When you have a perfectly nice municipal waste landfill, one thing you don’t want is a public road running right through the middle of it – and that’s the situation that High Point is now remedying at the Kersey Valley Landfill. To that end, the city is closing Kersey Valley Road between Cashatt Road and Kivett Drive and rerouting traffic around that landfill in eastern High Point.
In addition to providing a more scenic route for drivers, closing the mile long section of Kersey Valley Road will greatly expand the capacity of the landfill that’s now split into two sections on either side of the road.
High Point is now working with the NC Department of Transportation to reroute that section of Kersey Valley Road by building a new road that goes around, rather than through, the landfill.
On Monday, Oct. 14, the city held a public information session at the landfill’s main administrative building to discuss the road closure with residents and to get their input on the project – which will leave some of them living on a dead end street no longer called Kersey Valley Road.

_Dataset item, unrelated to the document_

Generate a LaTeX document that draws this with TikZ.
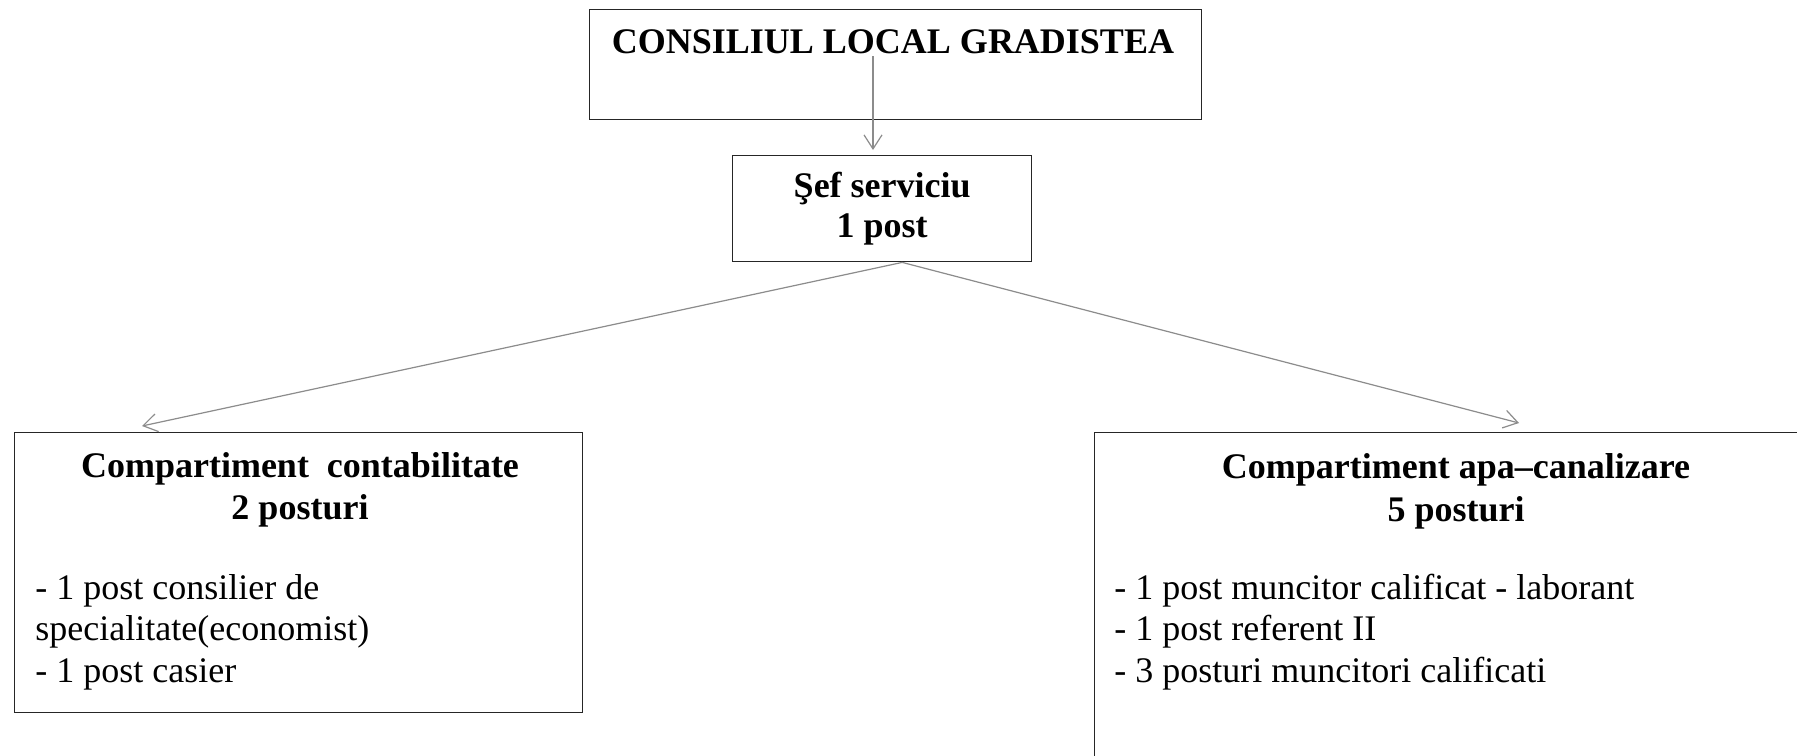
\documentclass[tikz,border=0pt]{standalone}
\usepackage{fontspec}
\setmainfont{Liberation Serif}
\usetikzlibrary{arrows.meta}
\tikzset{
  caseta/.style={draw=black!85, line width=0.7pt, rectangle, inner sep=0pt, anchor=north west},
  sageata/.style={draw=black!45, line width=0.6pt, -{Straight Barb[length=7pt,width=9pt,line width=0.6pt]}},
  gros/.style={font=\fontsize{18}{20}\selectfont\bfseries},
  antet/.style={gros, anchor=base, inner sep=0pt},
  rand/.style={font=\fontsize{18}{19}\selectfont, anchor=base west, inner sep=0pt}
}
\begin{document}
\begin{tikzpicture}[x=0.5pt, y=-0.5pt]
  \useasboundingbox (0,0) rectangle (1797,755);
  \clip (0,0) rectangle (1797,755);
  \fill[white] (0,0) rectangle (1797,755);
  \node[caseta, minimum width=306pt, minimum height=55pt] (consiliu) at (589,9) {};
  \node[antet] (consiliu-t) at (893,54) {CONSILIUL LOCAL GRADISTEA};
  \node[caseta, gros, align=center, minimum width=149.5pt, minimum height=53pt] (sef) at (732,155) {Şef serviciu\\1 post};
  \node[caseta, minimum width=284pt, minimum height=140pt] (contab) at (14,432) {};
  \node[antet] (contab-t1) at (300,477) {Compartiment\ \ contabilitate};
  \node[antet] (contab-t2) at (300,519) {2 posturi};
  \foreach \t [count=\i] in {{- 1 post consilier de}, {specialitate(economist)}, {- 1 post casier}}
    \node[rand] (contab-\i) at (35, 557.5+41.5*\i) {\t};
  \node[caseta, minimum width=363pt, minimum height=174pt] (apa) at (1094,432) {};
  \node[antet] (apa-t1) at (1456,478) {Compartiment apa--canalizare};
  \node[antet] (apa-t2) at (1456,521) {5 posturi};
  \foreach \t [count=\i] in {{- 1 post muncitor calificat - laborant}, {- 1 post referent II}, {- 3 posturi muncitori calificati}}
    \node[rand] (apa-\i) at (1114, 557.5+41.5*\i) {\t};
  \coordinate (pornire) at (873,56);
  \draw[sageata, shorten >=2.5pt] (pornire) -- (sef.north -| pornire);
  \draw[sageata] ([xshift=10pt]sef.south) -- ([xshift=64pt,yshift=3pt]contab.north west);
  \draw[sageata] ([xshift=10pt]sef.south) -- ([xshift=212.5pt,yshift=4.5pt]apa.north west);
\end{tikzpicture}
\end{document}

Robby Stone, the assistant public services director for the City of High Point, said that, for the people who live on what will become an orphaned stretch of roadway, one of the primary concerns expressed at the information session was what their new addresses will be. The new road will take the Kersey Valley Road name, so they’ll no longer live on a road of that name.
“The main question they had is, on that short section, what will the new road name be?” Stone said.
He said several residents at the meeting had an idea of what name they’d like to see.
“They said, instead of the address being 123 Kersey Valley Road, can it be 123 Old Kersey Valley Road?”
Stone said city staff working on the project liked that idea very much.
That name is unquestionably better than something like Old Municipal Landfill Road or Waste Dump Way.
According to Stone, this is a very unique project because the City of High Point is funding it but the new road will be maintained by the state’s Department of Transportation, so there will be a comprehensive review process by that department. Assuming no major glitches come up in the review, Stone said, the actual roadwork is likely to begin next summer.
The closure of this existing section – about a mile of the northern section of Kersey Valley Road – will allow for a greater capacity of the landfill. Kersey Valley Landfill without the closure would provide capacity until about 2025. This consolidation effort is expected to create an additional decade or so of landfill capacity, until about 2035.
Years ago, High Point initiated a feasibility study to investigate various alternative road routes that would maintain connectivity for drivers on Kersey Valley Road.
Stone said that, as part of the process, it’s really important to hear what area residents have to say and listen to any suggestions they have.
“Citizen input is very important to us as we continue designing this project,” he said.